Health/HIV AIDS Minister Sasa Zibe went undercover in the ABC program and posed as a snake venom buyer to prove reports that the pharmacy was illegally selling the Indian-made medication.
But Jarvis, in a full-page statement in one of PNG's daily newspapers, denied his company committing acts of impropriety said they were ready to let the PNG Health Department do an audit of its staff and 24 pharmacies.
"City Pharmacy conducts its affairs in a transparent manner and is willing to subject its 24 pharmacies for audit and inspection by the Department of Health and is prepared to make available its 1400 staff members as part of any such investigation," said the CPL chairman.

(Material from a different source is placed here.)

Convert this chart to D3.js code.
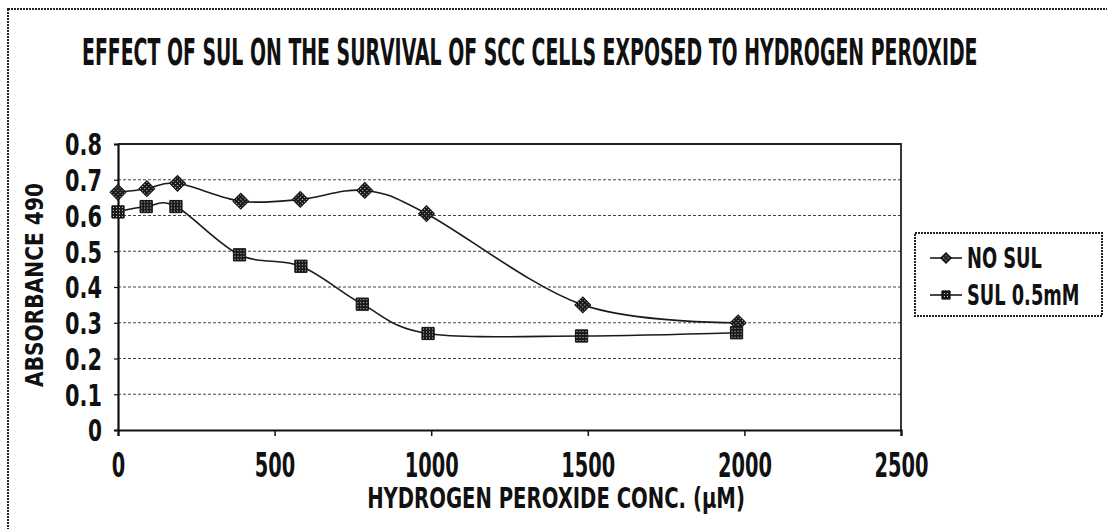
<!DOCTYPE html>
<html>
<head>
<meta charset="utf-8">
<script src="https://cdn.jsdelivr.net/npm/d3@7"></script>
<style>
  body { margin: 0; background: #fff; }
  text { font-family: 'DejaVu Sans', 'Liberation Sans', sans-serif; font-weight: bold; fill: #111; }
</style>
</head>
<body>
<svg id="chart" width="1107" height="529"></svg>
<script>
// chart values
const concNoSul = [0, 92, 190, 392, 582, 788, 985, 1484, 1980];
const absNoSul = [0.665, 0.675, 0.69, 0.64, 0.645, 0.67, 0.605, 0.35, 0.30];
const concSul = [0, 90, 185, 388, 584, 780, 990, 1480, 1975];
const absSul = [0.61, 0.625, 0.625, 0.49, 0.458, 0.352, 0.27, 0.263, 0.272];
const xTicks = [0, 500, 1000, 1500, 2000, 2500];
const yTicks = [0, 0.1, 0.2, 0.3, 0.4, 0.5, 0.6, 0.7, 0.8];
const seriesNames = ['NO SUL', 'SUL 0.5mM'];

const svg = d3.select('#chart');
const width = 1107, height = 529;

// squeeze a text horizontally so it takes the given width (condensed look)
function squeeze(sel, tx, ty, w) {
    sel.each(function () {
        let t = d3.select(this);
        let natural = this.getComputedTextLength();
        let s = natural > 0 ? w / natural : 1;
        t.attr('x', 0).attr('y', 0)
            .attr('transform', 'translate(' + tx + ',' + ty + ') scale(' + s + ',1)');
    });
}

// halftone fill for markers
const defs = svg.append('defs');
const pat = defs.append('pattern')
    .attr('id', 'dots')
    .attr('patternUnits', 'userSpaceOnUse')
    .attr('width', 3).attr('height', 3);
pat.append('rect').attr('width', 3).attr('height', 3).attr('fill', '#1a1a1a');
pat.append('rect').attr('x', 1).attr('y', 1).attr('width', 1).attr('height', 1).attr('fill', '#ccc');

// outer frame
svg.append('rect')
    .attr('x', 8).attr('y', 9)
    .attr('width', width).attr('height', height)
    .attr('fill', 'none')
    .attr('stroke', '#222')
    .attr('stroke-width', 2)
    .attr('stroke-dasharray', '2,1');

let x = d3.scaleLinear().domain([0, 2500]).range([118, 901]);
let y = d3.scaleLinear().domain([0, 0.8]).range([430, 144]);

// title
svg.append('text')
    .style('font-size', '37px')
    .text('EFFECT OF SUL ON THE SURVIVAL OF SCC CELLS EXPOSED TO HYDROGEN PEROXIDE')
    .call(squeeze, 82, 65, 896);

// grid lines
svg.append('g')
    .selectAll('line')
    .data(yTicks.filter(d => d > 0 && d < 0.8))
    .enter()
    .append('line')
    .attr('x1', x(0)).attr('x2', x(2500))
    .attr('y1', d => y(d)).attr('y2', d => y(d))
    .attr('stroke', '#444')
    .attr('stroke-width', 1.2)
    .attr('stroke-dasharray', '3,2');

// plot frame (top and right)
svg.append('path')
    .attr('d', 'M' + x(0) + ',' + y(0.8) + ' L' + x(2500) + ',' + y(0.8) + ' L' + x(2500) + ',' + y(0))
    .attr('fill', 'none')
    .attr('stroke', '#222')
    .attr('stroke-width', 1.8);

// axes
let xAxis = svg.append('g')
    .attr('transform', 'translate(0,' + y(0) + ')')
    .call(d3.axisBottom(x).tickValues(xTicks).tickSize(6).tickFormat(d3.format('d')));
xAxis.select('.domain').attr('stroke', '#111').attr('stroke-width', 2.2);
xAxis.selectAll('.tick line').attr('stroke', '#111').attr('stroke-width', 1.5);
xAxis.selectAll('.tick text')
    .attr('dy', null)
    .style('font-size', '34px')
    .each(function (d) {
        d3.select(this).call(squeeze, 0, 47, String(d).length * 13.5);
    });

let yAxis = svg.append('g')
    .attr('transform', 'translate(' + x(0) + ',0)')
    .call(d3.axisLeft(y).tickValues(yTicks).tickSize(4).tickFormat(d => d === 0 ? '0' : d3.format('.1f')(d)));
yAxis.select('.domain').attr('stroke', '#111').attr('stroke-width', 2.2);
yAxis.selectAll('.tick line').attr('stroke', '#111').attr('stroke-width', 1.2);
yAxis.selectAll('.tick text')
    .attr('dy', '0.36em')
    .style('font-size', '30px')
    .each(function (d) {
        d3.select(this).call(squeeze, -16, 0, d === 0 ? 14 : 37);
    });

// axis titles
svg.append('text')
    .attr('text-anchor', 'middle')
    .style('font-size', '28px')
    .text('HYDROGEN PEROXIDE CONC. (\u03BCM)')
    .call(squeeze, 556, 508, 378);

svg.append('g')
    .attr('transform', 'translate(43,285) rotate(-90)')
    .append('text')
    .attr('text-anchor', 'middle')
    .style('font-size', '25px')
    .text('ABSORBANCE 490')
    .call(squeeze, 0, 0, 204);

// series
let line = d3.line()
    .x(d => x(d[0]))
    .y(d => y(d[1]))
    .curve(d3.curveCardinal.tension(0));

let series = [
    { name: seriesNames[0], shape: d3.symbolSquare, size: 125, rot: 45, pts: d3.zip(concNoSul, absNoSul) },
    { name: seriesNames[1], shape: d3.symbolSquare, size: 150, rot: 0, pts: d3.zip(concSul, absSul) }
];

series.forEach(s => {
    svg.append('path')
        .attr('d', line(s.pts))
        .attr('fill', 'none')
        .attr('stroke', '#1a1a1a')
        .attr('stroke-width', 1.6);
    svg.append('g')
        .selectAll('path')
        .data(s.pts)
        .enter()
        .append('path')
        .attr('transform', d => 'translate(' + x(d[0]) + ',' + y(d[1]) + ') rotate(' + s.rot + ')')
        .attr('d', d3.symbol().type(s.shape).size(s.size))
        .attr('fill', 'url(#dots)')
        .attr('stroke', '#111')
        .attr('stroke-width', 1);
});

// legend
let legend = svg.append('g');
legend.append('rect')
    .attr('x', 915).attr('y', 233)
    .attr('width', 187).attr('height', 83)
    .attr('fill', '#fff')
    .attr('stroke', '#222')
    .attr('stroke-width', 2)
    .attr('stroke-dasharray', '2,1');

series.forEach((s, i) => {
    let ly = 258 + i * 37;
    legend.append('line')
        .attr('x1', 930).attr('x2', 962)
        .attr('y1', ly).attr('y2', ly)
        .attr('stroke', '#1a1a1a')
        .attr('stroke-width', 1.6);
    legend.append('path')
        .attr('transform', 'translate(946,' + ly + ') rotate(' + s.rot + ')')
        .attr('d', d3.symbol().type(s.shape).size(s.size * 0.45))
        .attr('fill', 'url(#dots)')
        .attr('stroke', '#111');
    legend.append('text')
        .style('font-size', '29px')
        .text(s.name)
        .call(squeeze, 967, ly + 10, s.name.length * 12.5);
});
</script>
</body>
</html>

City Pharmacy has never received or sold any stolen pharmaceuticals, he added.
The revelations by the ABC report coincides with an investigation by the PNG Health Department into why government-bought drugs are not being delivered to hospitals and health centers in rural PNG.
The department is looking at setting up a drug registration program to prevent the illegal import of medicines, which Jarvis indicated would be supported by CPL.
"City Pharmacy is a trusted health care provider in Papua New Guinean, we respect and honor that trust and we strive to maintain the highest integrity and ethics at all times, whilst providing healthcare products and medicines for the best prices," he added.
PNG has one of the world's highest snakebite fatality rates but anti-snake venom is not easily accessible by government-owned hospitals and district-based health centers due to its exorbitant cost.